Police won't charge ABC journalist over Afghan Files stories
- FTT Creations
- Oct 15, 2020
- 2 min read

Police will not lay charges against an ABC journalist over stories revealing allegations of potential war crimes by Australian special forces in Afghanistan, after prosecutors found it would not be in the public interest. The Australian Federal Police said it had finalised its investigation into ABC journalist Dan Oakes and he would not be prosecuted.
In a statement on Thursday afternoon, the AFP confirmed it had submitted a brief of evidence to the CDPP regarding three potential criminal charges relating to the matter. The CDPP has advised the AFP that it determined there were reasonable prospects of conviction in relation to two of the charges. In determining whether the matter should be prosecuted, the CDPP considered a range of public interest factors, including the role of public interest journalism in Australia's democracy. The CDPP determined the public interest does not require a prosecution in the particular circumstances of this case. As a result of this determination, the AFP has finalised its investigation into Mr Oakes.

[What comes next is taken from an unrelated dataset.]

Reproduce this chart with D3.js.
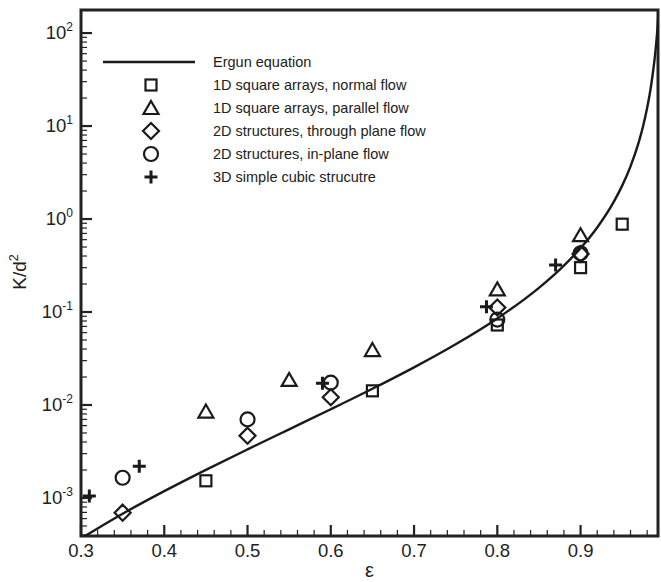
<!DOCTYPE html>
<html><head><meta charset="utf-8">
<script src="https://cdn.jsdelivr.net/npm/d3@7"></script>
<style>html,body{margin:0;padding:0;background:#fff;} svg{display:block;font-family:"Liberation Sans",Arial,Helvetica,sans-serif;}</style>
</head><body><svg id="chart" width="661" height="582"></svg>
<script>
// ---- data ----
const ergunEps = [0.30,0.35,0.40,0.45,0.50,0.55,0.60,0.65,0.70,0.75,0.80,0.85,0.875,0.90,0.92,0.94,0.95,0.96,0.97,0.975,0.98,0.985,0.99,0.9925,0.995];
const ergunK   = [3.67e-4,6.77e-4,1.185e-3,2.008e-3,3.333e-3,5.477e-3,9.0e-3,0.01495,0.02541,0.045,0.08533,0.182,0.2858,0.486,0.811,1.538,2.286,3.686,6.761,9.887,15.69,28.32,64.69,115.9,262.7];

const sqEps  = [0.45,0.65,0.80,0.90,0.95];
const sqK    = [1.53e-3,0.0142,0.0725,0.30,0.88];
const triEps = [0.45,0.55,0.65,0.80,0.90];
const triK   = [8.5e-3,0.0186,0.039,0.175,0.67];
const diaEps = [0.35,0.50,0.60,0.80,0.90];
const diaK   = [6.95e-4,4.68e-3,0.0121,0.112,0.42];
const cirEps = [0.35,0.50,0.60,0.80,0.90];
const cirK   = [1.65e-3,7.0e-3,0.0174,0.083,0.428];
const plusEps = [0.31,0.37,0.59,0.787,0.87];
const plusK   = [1.05e-3,2.2e-3,0.0171,0.114,0.32];

const xTicks = [0.3,0.4,0.5,0.6,0.7,0.8,0.9];
const yExps  = [-3,-2,-1,0,1,2];
const legendLabels = ["Ergun equation","1D square arrays, normal flow","1D square arrays, parallel flow","2D structures, through plane flow","2D structures, in-plane flow","3D simple cubic strucutre"];

// ---- layout ----
const L=81, R=658, T=10, B=536;
const svg = d3.select("#chart");
const x = d3.scaleLinear().domain([0.3,0.993]).range([L,R]);
const y = d3.scaleLog().domain([3.9e-4,177]).range([B,T]);

svg.append("defs").append("clipPath").attr("id","clip")
  .append("rect").attr("x",L).attr("y",T).attr("width",R-L).attr("height",B-T);

// minor ticks
const xMinor = d3.range(0.32,0.993,0.02).filter(v=>Math.abs(v*10-Math.round(v*10))>1e-6);
const ax = svg.append("g");
ax.selectAll(".xmin").data(xMinor).join("line")
  .attr("x1",d=>x(d)).attr("x2",d=>x(d)).attr("y1",B).attr("y2",B-6)
  .attr("stroke","#222").attr("stroke-width",1.2);
ax.selectAll(".xmaj").data(xTicks).join("line")
  .attr("x1",d=>x(d)).attr("x2",d=>x(d)).attr("y1",B).attr("y2",B-11)
  .attr("stroke","#222").attr("stroke-width",2.2);
ax.selectAll(".xlab").data(xTicks).join("text")
  .attr("x",d=>x(d)).attr("y",B+21).attr("text-anchor","middle")
  .attr("font-size",18.5).attr("fill","#222").text(d=>d.toFixed(1));

const yMinor=[];
for(let e=-4;e<=2;e++){for(let m=2;m<=9;m++){const v=m*Math.pow(10,e); if(v>=3.9e-4 && v<=177) yMinor.push(v);}}
ax.selectAll(".ymin").data(yMinor).join("line")
  .attr("x1",L).attr("x2",L+6).attr("y1",d=>y(d)).attr("y2",d=>y(d))
  .attr("stroke","#222").attr("stroke-width",1.2);
ax.selectAll(".ymaj").data(yExps).join("line")
  .attr("x1",L).attr("x2",L+11).attr("y1",d=>y(Math.pow(10,d))).attr("y2",d=>y(Math.pow(10,d)))
  .attr("stroke","#222").attr("stroke-width",2.2);
const yl = ax.selectAll(".ylab").data(yExps).join("text")
  .attr("x",L-8).attr("y",d=>y(Math.pow(10,d))+6).attr("text-anchor","end")
  .attr("font-size",18.5).attr("fill","#222");
yl.append("tspan").text("10");
yl.append("tspan").attr("font-size",12).attr("dy",-8).text(d=>String(d));

// frame
svg.append("rect").attr("x",L).attr("y",T).attr("width",R-L).attr("height",B-T)
  .attr("fill","none").attr("stroke","#222").attr("stroke-width",3);

// axis titles
svg.append("text").attr("x",(L+R)/2).attr("y",577).attr("text-anchor","middle")
  .attr("font-size",20).attr("fill","#222").text("ε");
const yt = svg.append("text").attr("transform","translate(26,272) rotate(-90)")
  .attr("text-anchor","middle").attr("font-size",19).attr("fill","#222");
yt.append("tspan").text("K/d");
yt.append("tspan").attr("font-size",12.5).attr("dy",-8).text("2");

// Ergun curve
const ergun = ergunEps.map((e,i)=>[e,ergunK[i]]);
svg.append("path").datum(ergun).attr("clip-path","url(#clip)")
  .attr("fill","none").attr("stroke","#1a1a1a").attr("stroke-width",2.4)
  .attr("d",d3.line().x(d=>x(d[0])).y(d=>y(d[1])).curve(d3.curveMonotoneX));

// marker shapes
const col="#1a1a1a";
function drawMarker(g,type,cx,cy){
  if(type==="sq") g.append("rect").attr("x",cx-5.5).attr("y",cy-5.5).attr("width",11).attr("height",11)
      .attr("fill","none").attr("stroke",col).attr("stroke-width",2.2);
  else if(type==="tri") g.append("path").attr("d",`M${cx},${cy-7} L${cx+7.5},${cy+6} L${cx-7.5},${cy+6} Z`)
      .attr("fill","none").attr("stroke",col).attr("stroke-width",2.2).attr("stroke-linejoin","miter");
  else if(type==="dia") g.append("path").attr("d",`M${cx},${cy-8} L${cx+8},${cy} L${cx},${cy+8} L${cx-8},${cy} Z`)
      .attr("fill","none").attr("stroke",col).attr("stroke-width",2.2);
  else if(type==="cir") g.append("circle").attr("cx",cx).attr("cy",cy).attr("r",7)
      .attr("fill","none").attr("stroke",col).attr("stroke-width",2.2);
  else if(type==="plus") g.append("path").attr("d",`M${cx-6.5},${cy} H${cx+6.5} M${cx},${cy-6.5} V${cy+6.5}`)
      .attr("fill","none").attr("stroke",col).attr("stroke-width",3);
}
const series = [["sq",sqEps,sqK],["tri",triEps,triK],["dia",diaEps,diaK],["cir",cirEps,cirK],["plus",plusEps,plusK]];
const mk = svg.append("g");
series.forEach(([t,es,ks])=>{
  mk.selectAll(null).data(es.map((e,i)=>[e,ks[i]])).join("g")
    .each(function(d){ drawMarker(d3.select(this),t,x(d[0]),y(d[1])); });
});

// legend
const lg = svg.append("g");
const rowY = d3.scalePoint().domain(d3.range(6)).range([62,177]);
lg.append("line").attr("x1",103).attr("x2",195).attr("y1",rowY(0)).attr("y2",rowY(0))
  .attr("stroke",col).attr("stroke-width",2.4);
["sq","tri","dia","cir","plus"].forEach((t,i)=>drawMarker(lg,t,151,rowY(i+1)));
lg.selectAll("text").data(legendLabels).join("text")
  .attr("x",213).attr("y",(d,i)=>rowY(i)).attr("dy","0.35em")
  .attr("font-size",14.5).attr("fill","#222").text(d=>d);
</script></body></html>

ABC managing director David Anderson said the public broadcaster welcomed the AFP's decision, but also maintain the view the matter should never have gone this far. That the CDPP has reached the decision that prosecuting our journalists is not in the public interest only compounds what we have argued all along journalists in this country should not be prosecuted for doing their jobs and legislation needs to be changed to provide proper protection for journalists and their sources when they are acting in the public interest. This whole episode has been both disappointing and disturbing. The Afghan Files is factual and important reporting which exposed allegations about Australian soldiers committing war crimes in Afghanistan.
ABC's news director Gaven Morris said, the pressure on Oakes and Clark during the investigation has been "extreme, and they have handled it with admirable fortitude. It's more than three years since the ABC published The Afghan Files and over a year since the AFP raided our Ultimo building hunting information on the confidential sources for that reporting. While we're enormously relieved the ordeal is now over for them, the ABC's fight for public interest journalism to be protected is far from over. We will always back our journalists to report independently and without fear or favour stories Australians' have a right to know.
The CDPP decision comes after Attorney General Christian Porter last year declared he would be seriously disinclined to authorise the prosecution of journalists for publishing secret information.
It was revealed in July this year that the AFP had sent a brief of evidence to the Commonwealth Director of Public Prosecutions, after three years of investigating Oakes and his colleague, Sam Clark, over their 2017 Afghan Files series of stories. The AFP had recommended the CDPP consider charging Oakes over the leak, but was not referring any case against Clark.
Federal police raided the ABC's Sydney headquarters on June 5, 2019, over the leaked documents. The documents revealed incidents of Australian troops killing unarmed men and children, which were being investigated as potential unlawful killings.